High Court of Calcutta (10.01.2020) in Sirpur Paper Mills Ltd. vs. I.K. Merchants Pvt. Ltd. (A.P. No.550 of 2008) held that Once the Award is challenged in arbitration, the debt became disputed and subject to a decision in the Sec. 34 of ACA, 1996 proceedings.
Excerpts of the order;
1. The petitioner prays for setting aside of an Award dated 7th July, 2008 and contends that the present application under Section 34 of The Arbitration and Conciliation Act, 1996 (the Act) cannot be proceeded since Corporate Insolvency proceedings under the Insolvency and Bankruptcy Code, 2016 (the IBC) has been initiated against the petitioner as the Corporate Debtor.

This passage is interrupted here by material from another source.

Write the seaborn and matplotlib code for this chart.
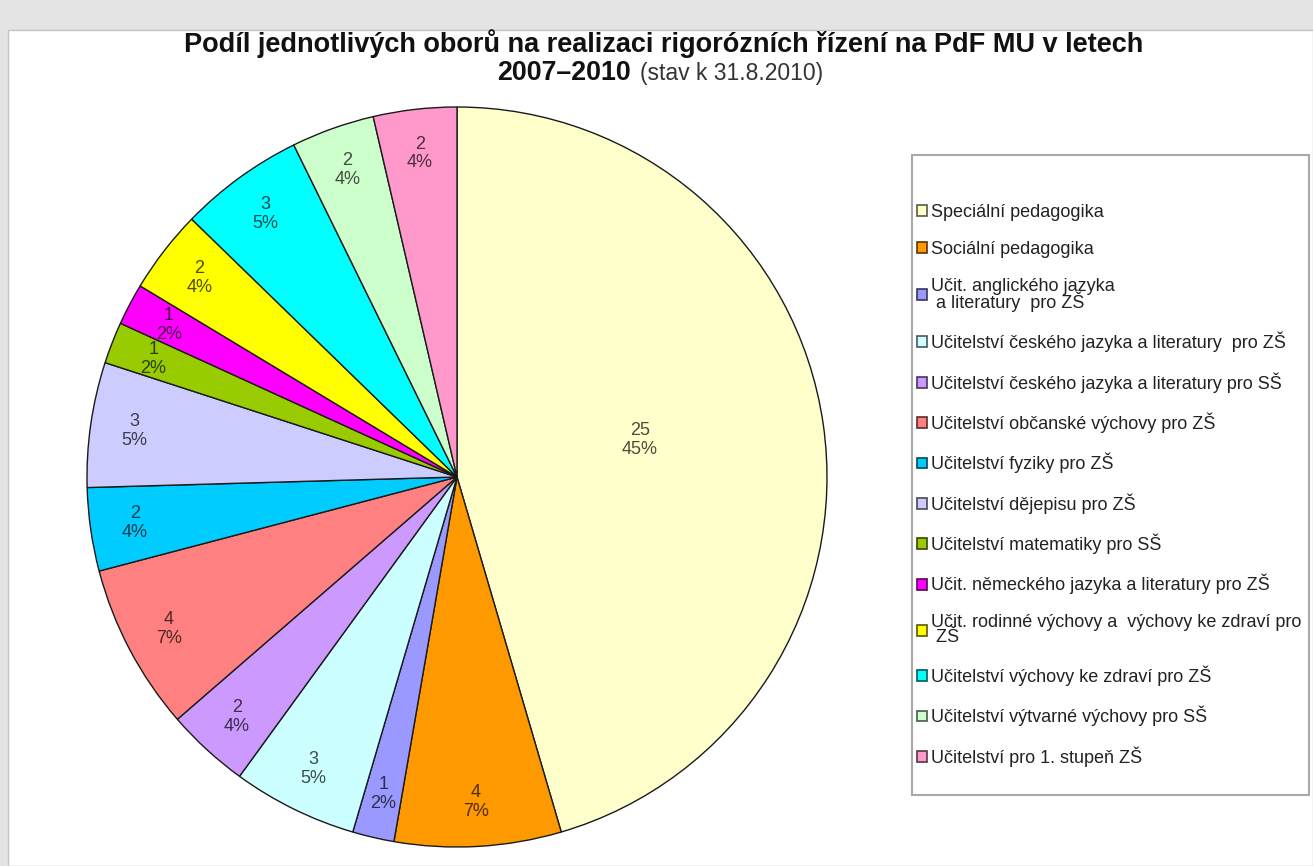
import numpy as np
import matplotlib
matplotlib.use("Agg")
import matplotlib.pyplot as plt
import matplotlib.colors as mcolors
from matplotlib.patches import Rectangle
import seaborn as sns

# Data
obory = [
    "Speciální pedagogika",
    "Sociální pedagogika",
    "Učit. anglického jazyka\n a literatury  pro ZŠ",
    "Učitelství českého jazyka a literatury  pro ZŠ",
    "Učitelství českého jazyka a literatury pro SŠ",
    "Učitelství občanské výchovy pro ZŠ",
    "Učitelství fyziky pro ZŠ",
    "Učitelství dějepisu pro ZŠ",
    "Učitelství matematiky pro SŠ",
    "Učit. německého jazyka a literatury pro ZŠ",
    "Učit. rodinné výchovy a  výchovy ke zdraví pro\n ZŠ",
    "Učitelství výchovy ke zdraví pro ZŠ",
    "Učitelství výtvarné výchovy pro SŠ",
    "Učitelství pro 1. stupeň ZŠ",
]
pocty = [25, 4, 1, 3, 2, 4, 2, 3, 1, 1, 2, 3, 2, 2]
barvy = ["#FFFFCC", "#FF9900", "#9999FF", "#CCFFFF", "#CC99FF", "#FF8080",
         "#00CCFF", "#CCCCFF", "#99CC00", "#FF00FF", "#FFFF00", "#00FFFF",
         "#CCFFCC", "#FF99CC"]

sns.set_style("white")
plt.rcParams["font.family"] = ["Liberation Sans", "DejaVu Sans"]

W, H = 1313, 866
fig = plt.figure(figsize=(W / 100, H / 100), dpi=100, facecolor="#e4e4e4")
# white panel
fig.patches.append(Rectangle((8 / W, 0), 1 - 8 / W, 1 - 30 / H,
                             transform=fig.transFigure, facecolor="white",
                             edgecolor="#c4c4c4", lw=1, zorder=-1))
# legend box
fig.patches.append(Rectangle((912 / W, 1 - 795 / H), 397 / W, 640 / H,
                             transform=fig.transFigure, facecolor="white",
                             edgecolor="#a8a8a8", lw=1.5, zorder=0))

ax = fig.add_axes([(457 - 370) / W, (H - 477 - 370) / H, 740 / W, 740 / H])
wedges, _ = ax.pie(pocty, colors=barvy, startangle=90, counterclock=False,
                   radius=1.0,
                   wedgeprops=dict(edgecolor="#1a1a1a", linewidth=1.0))
ax.set_xlim(-1, 1)
ax.set_ylim(-1, 1)
ax.set_aspect("equal")
ax.axis("off")

celkem = sum(pocty)
for w, n, c in zip(wedges, pocty, barvy):
    ang = np.deg2rad((w.theta1 + w.theta2) / 2)
    r = 0.5 if n / celkem > 0.3 else 0.88
    tc = np.array(mcolors.to_rgb(c)) * 0.3
    y = r * np.sin(ang) + (0.03 if n / celkem > 0.3 else 0)
    ax.text(r * np.cos(ang), y, f"{n}\n{round(100 * n / celkem)}%",
            ha="center", va="center", fontsize=13, color=tc, linespacing=1.15)

# Title
fig.text(664 / W, 1 - 52 / H, "Podíl jednotlivých oborů na realizaci rigorózních řízení na PdF MU v letech",
         ha="center", va="baseline", fontsize=19.5, fontweight="bold", color="#111111")
fig.text(497 / W, 1 - 80 / H, "2007–2010", ha="left", va="baseline",
         fontsize=19.3, fontweight="bold", color="#111111")
fig.text(640 / W, 1 - 80 / H, "(stav k 31.8.2010)", ha="left", va="baseline",
         fontsize=16.5, color="#333333")

# Legend
handles = [Rectangle((0, 0), 1, 1, facecolor=c,
                     edgecolor=np.array(mcolors.to_rgb(c)) * 0.35, lw=1.2) for c in barvy]
leg = fig.legend(handles, obory, loc="upper left",
                 bbox_to_anchor=(917 / W, 1 - 204 / H),
                 frameon=False, fontsize=13, handlelength=0.55, handleheight=0.55,
                 handletextpad=0.25, labelspacing=1.1, borderpad=0, borderaxespad=0)
for t in leg.get_texts():
    t.set_color("#222222")
    t.set_linespacing(0.8)

fig.savefig("out.png", dpi=100, facecolor=fig.get_facecolor())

8. ……….. It is undisputed that the Arbitral Award delivered on 7th July, 2008 was in existence for nine years prior to initiation of the proceedings under the IBC against the petitioner in 2017. The challenge to the Award was of 31st October, 2008 which additionally made the “debt” (to borrow a term from the IBC) uncertain and subject to the adjudication of the Section 34 proceedings. The question of the respondent approaching the NCLT for filing a claim in 2017 at the time of initiation of the insolvency proceedings, could not, therefore, arise. Both K. Kishan and Mobliox make it clear an earlier dispute or notice of a suit or an arbitration must be given precedence to the insolvency proceedings.

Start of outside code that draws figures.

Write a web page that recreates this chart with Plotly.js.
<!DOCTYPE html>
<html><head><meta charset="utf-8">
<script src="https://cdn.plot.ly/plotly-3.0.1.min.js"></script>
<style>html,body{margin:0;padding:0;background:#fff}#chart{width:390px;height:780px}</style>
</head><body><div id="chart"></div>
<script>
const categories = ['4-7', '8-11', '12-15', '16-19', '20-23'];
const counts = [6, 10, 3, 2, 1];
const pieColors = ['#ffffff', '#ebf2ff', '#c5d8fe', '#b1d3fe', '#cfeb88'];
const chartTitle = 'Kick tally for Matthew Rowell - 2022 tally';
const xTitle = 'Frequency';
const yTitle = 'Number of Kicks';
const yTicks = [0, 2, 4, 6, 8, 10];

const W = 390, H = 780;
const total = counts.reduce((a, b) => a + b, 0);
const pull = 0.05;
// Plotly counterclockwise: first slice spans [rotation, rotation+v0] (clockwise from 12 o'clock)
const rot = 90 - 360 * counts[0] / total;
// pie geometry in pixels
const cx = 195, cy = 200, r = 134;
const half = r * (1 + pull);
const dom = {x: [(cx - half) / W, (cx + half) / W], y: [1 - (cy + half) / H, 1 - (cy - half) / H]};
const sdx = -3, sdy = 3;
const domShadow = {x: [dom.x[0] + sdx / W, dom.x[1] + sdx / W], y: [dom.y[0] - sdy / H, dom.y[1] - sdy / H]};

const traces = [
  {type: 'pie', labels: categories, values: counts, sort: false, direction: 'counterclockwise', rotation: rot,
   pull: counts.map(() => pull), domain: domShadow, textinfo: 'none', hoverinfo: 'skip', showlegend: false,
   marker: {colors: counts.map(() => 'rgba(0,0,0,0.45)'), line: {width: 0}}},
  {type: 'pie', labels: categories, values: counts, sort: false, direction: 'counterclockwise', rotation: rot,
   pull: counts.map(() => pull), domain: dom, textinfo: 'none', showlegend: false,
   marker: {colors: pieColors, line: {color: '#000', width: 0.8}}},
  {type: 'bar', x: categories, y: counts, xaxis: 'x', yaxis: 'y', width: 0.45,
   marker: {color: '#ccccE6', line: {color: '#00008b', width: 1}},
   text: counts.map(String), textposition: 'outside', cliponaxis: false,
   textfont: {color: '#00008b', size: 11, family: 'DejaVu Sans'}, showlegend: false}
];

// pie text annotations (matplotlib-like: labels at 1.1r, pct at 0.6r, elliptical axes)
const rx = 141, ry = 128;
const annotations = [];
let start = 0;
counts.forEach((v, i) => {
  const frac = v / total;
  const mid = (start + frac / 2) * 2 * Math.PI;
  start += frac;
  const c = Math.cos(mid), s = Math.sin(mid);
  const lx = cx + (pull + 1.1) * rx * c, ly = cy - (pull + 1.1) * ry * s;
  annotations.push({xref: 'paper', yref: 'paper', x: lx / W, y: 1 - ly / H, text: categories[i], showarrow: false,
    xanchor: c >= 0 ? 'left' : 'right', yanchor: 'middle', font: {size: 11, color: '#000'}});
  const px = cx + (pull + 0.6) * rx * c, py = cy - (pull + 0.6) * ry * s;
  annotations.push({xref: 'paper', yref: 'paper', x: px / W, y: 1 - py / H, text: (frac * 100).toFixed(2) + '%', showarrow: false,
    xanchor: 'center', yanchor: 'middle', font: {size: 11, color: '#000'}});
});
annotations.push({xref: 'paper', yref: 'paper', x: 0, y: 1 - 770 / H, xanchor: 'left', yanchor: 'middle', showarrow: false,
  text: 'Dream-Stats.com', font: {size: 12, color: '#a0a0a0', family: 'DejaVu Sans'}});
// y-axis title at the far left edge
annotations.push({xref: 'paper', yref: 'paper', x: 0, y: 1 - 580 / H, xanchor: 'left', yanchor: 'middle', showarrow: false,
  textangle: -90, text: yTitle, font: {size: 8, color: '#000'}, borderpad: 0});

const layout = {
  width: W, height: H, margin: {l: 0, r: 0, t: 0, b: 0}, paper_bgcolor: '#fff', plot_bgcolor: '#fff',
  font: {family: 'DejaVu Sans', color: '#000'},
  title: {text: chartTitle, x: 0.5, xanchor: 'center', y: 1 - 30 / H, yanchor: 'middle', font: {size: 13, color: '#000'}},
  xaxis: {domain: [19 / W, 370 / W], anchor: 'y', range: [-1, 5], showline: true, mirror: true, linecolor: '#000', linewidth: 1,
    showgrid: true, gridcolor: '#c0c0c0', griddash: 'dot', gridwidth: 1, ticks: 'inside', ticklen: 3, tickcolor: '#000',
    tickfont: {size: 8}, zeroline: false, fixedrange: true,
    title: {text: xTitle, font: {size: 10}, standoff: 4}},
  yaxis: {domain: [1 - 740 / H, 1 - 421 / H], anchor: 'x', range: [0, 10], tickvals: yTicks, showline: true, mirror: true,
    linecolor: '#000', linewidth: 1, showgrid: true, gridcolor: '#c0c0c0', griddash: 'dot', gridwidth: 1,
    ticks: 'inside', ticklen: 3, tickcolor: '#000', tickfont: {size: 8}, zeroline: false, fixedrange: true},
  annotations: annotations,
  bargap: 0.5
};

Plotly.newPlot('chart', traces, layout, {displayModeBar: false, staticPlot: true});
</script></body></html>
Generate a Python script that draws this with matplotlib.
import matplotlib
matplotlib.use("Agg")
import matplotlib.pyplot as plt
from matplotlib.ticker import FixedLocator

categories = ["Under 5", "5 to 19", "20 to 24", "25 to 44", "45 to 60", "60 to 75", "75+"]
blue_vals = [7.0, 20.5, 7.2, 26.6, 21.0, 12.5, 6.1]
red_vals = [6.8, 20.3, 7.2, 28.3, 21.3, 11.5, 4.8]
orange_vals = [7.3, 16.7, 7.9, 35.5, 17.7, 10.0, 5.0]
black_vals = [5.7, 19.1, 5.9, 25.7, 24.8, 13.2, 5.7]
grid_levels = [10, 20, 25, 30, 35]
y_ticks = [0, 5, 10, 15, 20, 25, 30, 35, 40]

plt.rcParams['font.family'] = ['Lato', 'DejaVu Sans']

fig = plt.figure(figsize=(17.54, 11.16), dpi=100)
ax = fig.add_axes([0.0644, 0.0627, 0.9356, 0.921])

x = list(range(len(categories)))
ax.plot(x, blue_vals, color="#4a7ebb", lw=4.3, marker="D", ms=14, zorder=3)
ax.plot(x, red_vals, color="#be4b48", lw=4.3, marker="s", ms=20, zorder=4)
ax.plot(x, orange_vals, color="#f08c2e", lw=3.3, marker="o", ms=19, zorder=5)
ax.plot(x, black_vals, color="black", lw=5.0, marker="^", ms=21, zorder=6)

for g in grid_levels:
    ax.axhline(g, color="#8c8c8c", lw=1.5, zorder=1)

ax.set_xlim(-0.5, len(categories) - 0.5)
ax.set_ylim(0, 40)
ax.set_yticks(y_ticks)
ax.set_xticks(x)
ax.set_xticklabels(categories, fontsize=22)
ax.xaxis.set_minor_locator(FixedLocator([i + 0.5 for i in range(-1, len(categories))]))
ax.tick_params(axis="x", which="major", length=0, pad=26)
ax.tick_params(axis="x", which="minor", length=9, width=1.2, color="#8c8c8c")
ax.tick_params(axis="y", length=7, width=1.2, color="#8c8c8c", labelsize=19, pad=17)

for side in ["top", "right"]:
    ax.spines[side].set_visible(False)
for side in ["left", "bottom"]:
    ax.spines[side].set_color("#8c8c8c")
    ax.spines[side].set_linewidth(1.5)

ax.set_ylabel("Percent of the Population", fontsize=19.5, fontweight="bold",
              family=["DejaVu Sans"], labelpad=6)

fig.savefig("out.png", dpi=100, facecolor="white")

9. Although the facts of the present case are different from K. Kishan since in that case it was the award-holder who had sought to resort to the corporate insolvency process and the award debtor had sought to rely on the arbitration pending between the parties, the caution sounded by the Supreme Court in that decision finds an echo in the present case. Here it is the award-holder who seeks to go on with Section 34 application while the award debtor (petitioner before this court) takes the plea of the proceedings before the NCLT. Further in K. Kishan, both the parties before the Supreme Court were before the NCLT and the NCLAT. In this case, the award-holder/respondent is admittedly not before the NCLT. The contentions of the petitioner/award debtor assume significance since the petitioner seeks to take refuge in the insolvency proceeding where the applicants/operational creditors are third parties who are in no way connected with the arbitration between the petitioner and the respondent. Whatever be the factual differences between the present case and K. Kishan, the intention of the Supreme Court was that corporate insolvency resolution proceedings cannot be used to defeat a claim or a dispute which existed prior to the initiation of the insolvency proceedings. The insolvency proceedings have admittedly been admitted on 18th September, 2017 which is long after the reference and the appointment of the Arbitrator on 2nd May, 2006.

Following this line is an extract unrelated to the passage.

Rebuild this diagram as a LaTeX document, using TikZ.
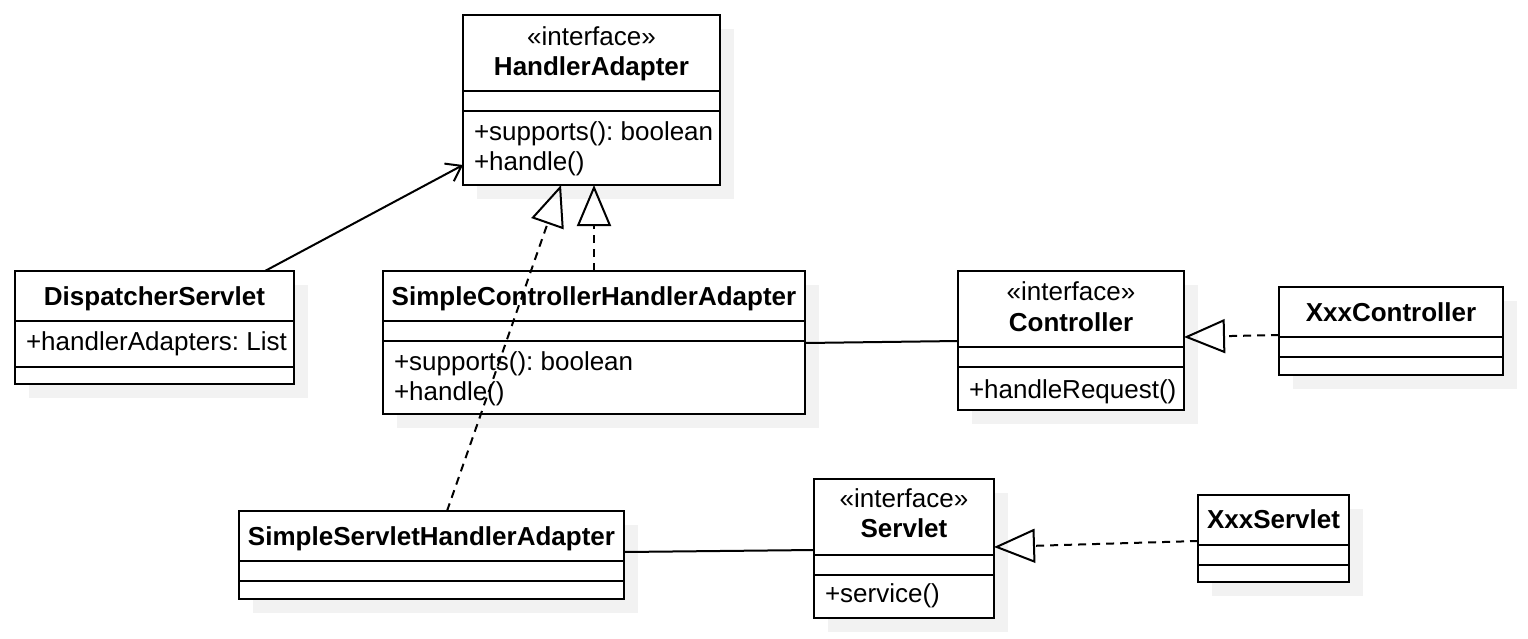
\documentclass[tikz,border=0pt]{standalone}
\usepackage{fontspec}
\setmainfont{Liberation Sans}
\usetikzlibrary{arrows.meta}
\frenchspacing

\begin{document}
\begin{tikzpicture}[x=1pt,y=-1pt,>={Straight Barb[length=14pt,width=20pt]},line width=2pt]

  \tikzstyle{classbox}=[rectangle,draw=black,fill=white,anchor=north west,inner sep=0pt,outer sep=0pt]
  \tikzstyle{shade}=[fill=black!5,draw=none]
  \tikzstyle{stereo}=[anchor=base,inner sep=0pt,font=\fontsize{26}{30}\selectfont]
  \tikzstyle{cname}=[anchor=base,inner sep=0pt,font=\fontsize{26}{30}\selectfont\bfseries]
  \tikzstyle{member}=[anchor=base west,inner sep=0pt,font=\fontsize{26}{30}\selectfont]
  \tikzstyle{assoc}=[draw=black]
  \tikzstyle{navig}=[->]
  \tikzstyle{realize}=[dash pattern=on 8pt off 6pt,-{Triangle[open,length=41pt,width=34pt]}]

  \useasboundingbox (0,0) rectangle (1528,638);

  % shadows
  \fill[shade] (477,29) rectangle (734,199);
  \fill[shade] (29,285) rectangle (308,398);
  \fill[shade] (397,285) rectangle (819,428);
  \fill[shade] (972,285) rectangle (1198,424);
  \fill[shade] (1293,301) rectangle (1517,389);
  \fill[shade] (253,525) rectangle (638,613);
  \fill[shade] (828,493) rectangle (1008,632);
  \fill[shade] (1212,509) rectangle (1363,596);

  % HandlerAdapter
  \node[classbox,minimum width=257pt,minimum height=170pt] (ha) at (463,15) {};
  \draw (ha.west |- 0,91) -- (ha.east |- 0,91);
  \draw (ha.west |- 0,111) -- (ha.east |- 0,111);
  \node[stereo] (ha-st) at (591.5,45) {«interface»};
  \node[cname] (ha-name) at (591.5,75) {HandlerAdapter};
  \node[member] (ha-m1) at (473,140) {+supports(): boolean};
  \node[member] (ha-m2) at (473,170) {+handle()};

  % DispatcherServlet
  \node[classbox,minimum width=279pt,minimum height=113pt] (ds) at (15,271) {};
  \draw (ds.west |- 0,321) -- (ds.east |- 0,321);
  \draw (ds.west |- 0,367) -- (ds.east |- 0,367);
  \node[cname] (ds-name) at (154.5,305) {DispatcherServlet};
  \node[member] (ds-a1) at (25,350) {+handlerAdapters: List};

  % SimpleControllerHandlerAdapter
  \node[classbox,minimum width=422pt,minimum height=143pt] (scha) at (383,271) {};
  \draw (scha.west |- 0,321) -- (scha.east |- 0,321);
  \draw (scha.west |- 0,341) -- (scha.east |- 0,341);
  \node[cname] (scha-name) at (594,305) {SimpleControllerHandlerAdapter};
  \node[member] (scha-m1) at (393,370) {+supports(): boolean};
  \node[member] (scha-m2) at (393,400) {+handle()};

  % Controller
  \node[classbox,minimum width=226pt,minimum height=139pt] (ctrl) at (958,271) {};
  \draw (ctrl.west |- 0,347) -- (ctrl.east |- 0,347);
  \draw (ctrl.west |- 0,367) -- (ctrl.east |- 0,367);
  \node[stereo] (ctrl-st) at (1071,300) {«interface»};
  \node[cname] (ctrl-name) at (1071,331) {Controller};
  \node[member] (ctrl-m1) at (968,398) {+handleRequest()};

  % XxxController
  \node[classbox,minimum width=224pt,minimum height=88pt] (xc) at (1279,287) {};
  \draw (xc.west |- 0,337) -- (xc.east |- 0,337);
  \draw (xc.west |- 0,357) -- (xc.east |- 0,357);
  \node[cname] (xc-name) at (1391,321) {XxxController};

  % SimpleServletHandlerAdapter
  \node[classbox,minimum width=385pt,minimum height=88pt] (ssha) at (239,511) {};
  \draw (ssha.west |- 0,561) -- (ssha.east |- 0,561);
  \draw (ssha.west |- 0,581) -- (ssha.east |- 0,581);
  \node[cname] (ssha-name) at (431.5,545) {SimpleServletHandlerAdapter};

  % Servlet
  \node[classbox,minimum width=180pt,minimum height=139pt] (srv) at (814,479) {};
  \draw (srv.west |- 0,555) -- (srv.east |- 0,555);
  \draw (srv.west |- 0,575) -- (srv.east |- 0,575);
  \node[stereo] (srv-st) at (904,507) {«interface»};
  \node[cname] (srv-name) at (904,537) {Servlet};
  \node[member] (srv-m1) at (824,602) {+service()};

  % XxxServlet
  \node[classbox,minimum width=151pt,minimum height=87pt] (xs) at (1198,495) {};
  \draw (xs.west |- 0,545) -- (xs.east |- 0,545);
  \draw (xs.west |- 0,565) -- (xs.east |- 0,565);
  \node[cname] (xs-name) at (1273.5,528) {XxxServlet};

  % connectors
  \draw[navig] (265,0 |- ds.north) -- (ha.west |- 0,165);
  \draw[realize] (447,0 |- ssha.north) -- (561,0 |- ha.south);
  \draw[realize] (scha.north) -- (scha.north |- ha.south);
  \draw[assoc] (scha.east |- 0,343) -- (ctrl.west |- 0,341);
  \draw[realize] (xc.west |- 0,335) -- (ctrl.east |- 0,337);
  \draw[assoc] (ssha.east |- 0,552) -- (srv.west |- 0,550);
  \draw[realize] (xs.west |- 0,541) -- (srv.east |- 0,547);

\end{tikzpicture}
\end{document}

10. It would be evident from the dates since above that the impugned Award of 7th July, 2008 is a culmination of a dispute between the parties which existed before the initiation of corporate insolvency proceedings against the petitioner. It is also true that once the Award was challenged by the petitioner (Award Debtor) in 2008, the debt became disputed and subject to a decision in the Section 34 proceedings). This court is not inclined to agree with the contentions of the petitioner that the challenge to the Award cannot be considered by reason of the proceedings under the IBC. This is by reason of the fact that the respondent award-holder could not have filed a claim before the NCLT/IRP since the Section 34 proceedings had not been decided in favour of the said respondent in 2017 and hence there was no final or adjudicated claim as on that date. Further, once the stage under Section 14 of the IBC, namely, moratorium with regard to continuation of pending proceedings against the Corporate Debtor has been declared to be over, no further embargo remains for continuing to hear suits and other proceedings to which the Corporate Debtor (the petitioner in this case) is a party. In any event, Section 14(a) contemplates suits or continuation of pending proceedings “against” the Corporate Debtor and it is only the other sections which create roadblocks for transferring or disposing of any assets of the Corporate Debtor. In this case, the petitioner being the Corporate Debtor/Award Debtor cannot be permitted to take refuge under the provisions of the IBC for relegating the claim of the respondent award-holder to a limbo for an indefinite period of time on the specious plea of the respondent not having gone before the NCLT.